Further, the government clarifies that the acquisition of additional shareholdings will trigger a new notification requirement even if the thresholds were already met prior to the transaction. As a result, follow-on acquisitions, even of tiny shareholdings, trigger a mandatory notification requirement. While this is a mere clarification of BMWi’s practice, it is unfortunate that no de minimis threshold has been proposed. Neither have specific rules relating to public takeover situations, this being an area for which an established and well-functioning legal framework exists in merger control, which may also serve as a guidance in foreign investment control.

The FI Reform also unveils a requirement for voting rights agreement where several investors acquire voting rights in parallel together exceeding the 10% threshold. Several investors may be considered together where no voting rights agreement is in place. Investors may be considered jointly in future where other circumstances lead to the conclusion that voting rights will be exercised jointly. This will be presumed particularly where each of the investors are from the same country and where each of the investors is controlled by the State (a rule which certainly has a certain China focus).

3 Key implications for investors

The new reform will have far-reaching implications for foreign investment in Germany. The number of transactions within the scope of the mandatory notification requirement will likely double – if not more. Companies engaged in M&A in many more sectors may have to go through a formal approval process, which may add considerable time to the transaction timetable.

Considering the severe sanctions under German foreign investment rules (including up to five years of imprisonment in case of intentional breach) it is welcome that the draft bill provides more legal certainty than the undefined terms in the FI Screening Regulation. Yet, it is unfortunate that certain definitions still remain extremely broad (e.g. in the healthcare sector) and that the draft bill misses out on addressing additional shareholding increases (at least in instances in which an earlier investment was notified and cleared) as well as public takeover situations.

While it may take another two months until the reform comes into force, companies engaged in transactions in newly added sensitive sectors should already be considering the scope of the rules carefully, since the BMWi may scrutinise transactions in these sectors under its current ex officio investigation powers.

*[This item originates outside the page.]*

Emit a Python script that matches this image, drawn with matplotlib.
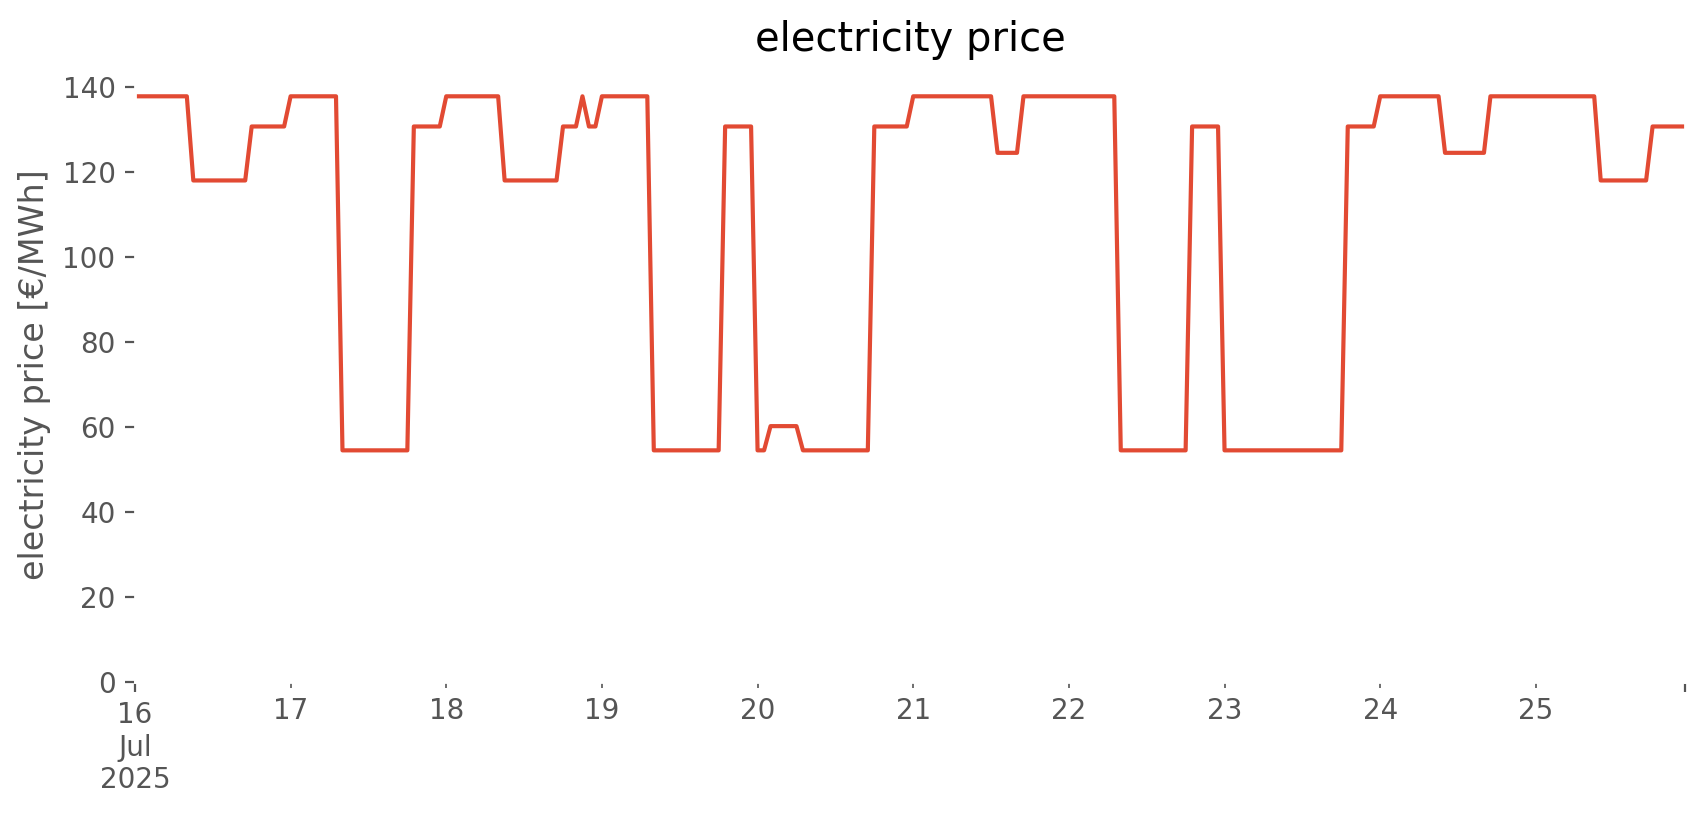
import numpy as np
import pandas as pd
import matplotlib
matplotlib.use('Agg')
import matplotlib.pyplot as plt

plt.style.use('ggplot')

# ---------------------- data: hourly price, read as flat runs ----------------------
start = '2025-07-16 00:00'
price_levels = [137.8, 118.0, 130.7, 137.8, 54.5, 130.7, 137.8, 118.0, 130.7, 137.8,
                130.7, 137.8, 54.5, 130.7, 54.5, 60.2, 54.5, 130.7, 137.8, 124.5,
                137.8, 54.5, 130.7, 54.5, 130.7, 137.8, 124.5, 137.8, 118.0, 130.7]
run_hours = [9, 9, 6, 8, 11, 5, 9, 9, 3, 1,
             2, 8, 11, 5, 2, 5, 11, 6, 13, 4,
             15, 11, 5, 19, 5, 10, 7, 17, 8, 6]

prices = np.repeat(price_levels, run_hours)
idx = pd.date_range(start, periods=len(prices), freq='h')
price = pd.Series(prices, index=idx, name='electricity price')

# ---------------------- plot ----------------------
DPI = 200
fig = plt.figure(figsize=(1706 / DPI, 815 / DPI), dpi=DPI, facecolor='white')
ax = fig.add_axes([0.0791, 0.1632, 0.9086, 0.7541])
price.plot(ax=ax, color='#E24A33', linewidth=1.5, legend=False)

ax.set_facecolor('white')
ax.grid(False)
ax.set_ylim(0, 144.6)
ax.set_yticks(range(0, 141, 20))
ax.set_title('electricity price')
ax.set_ylabel('electricity price [€/MWh]')
ax.set_xlabel('')

fig.savefig('out.png', dpi=DPI, facecolor='white')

For successful and smooth investments in German target companies it will be even more essential for foreign investors:

  • to conduct a thorough upfront filing requirement (which will become more onerous under the new rules) and risk analysis under German foreign investment rules;
  • to properly prepare filings, in particular where they relate to sensitive sectors, and to remain open and transparent in proceedings;
  • to carefully assess and proactively disclose the relations and agreements between co-investors;
  • to care for a potentially longer review timetable and adequate risk allocation in the transaction agreements; and
  • to factor in the wider picture, in particular at EU level since, the BMWi will likely change its practice and – going forward – notify all foreign investment applications to the EU coordination mechanism (as opposed to only Phase II).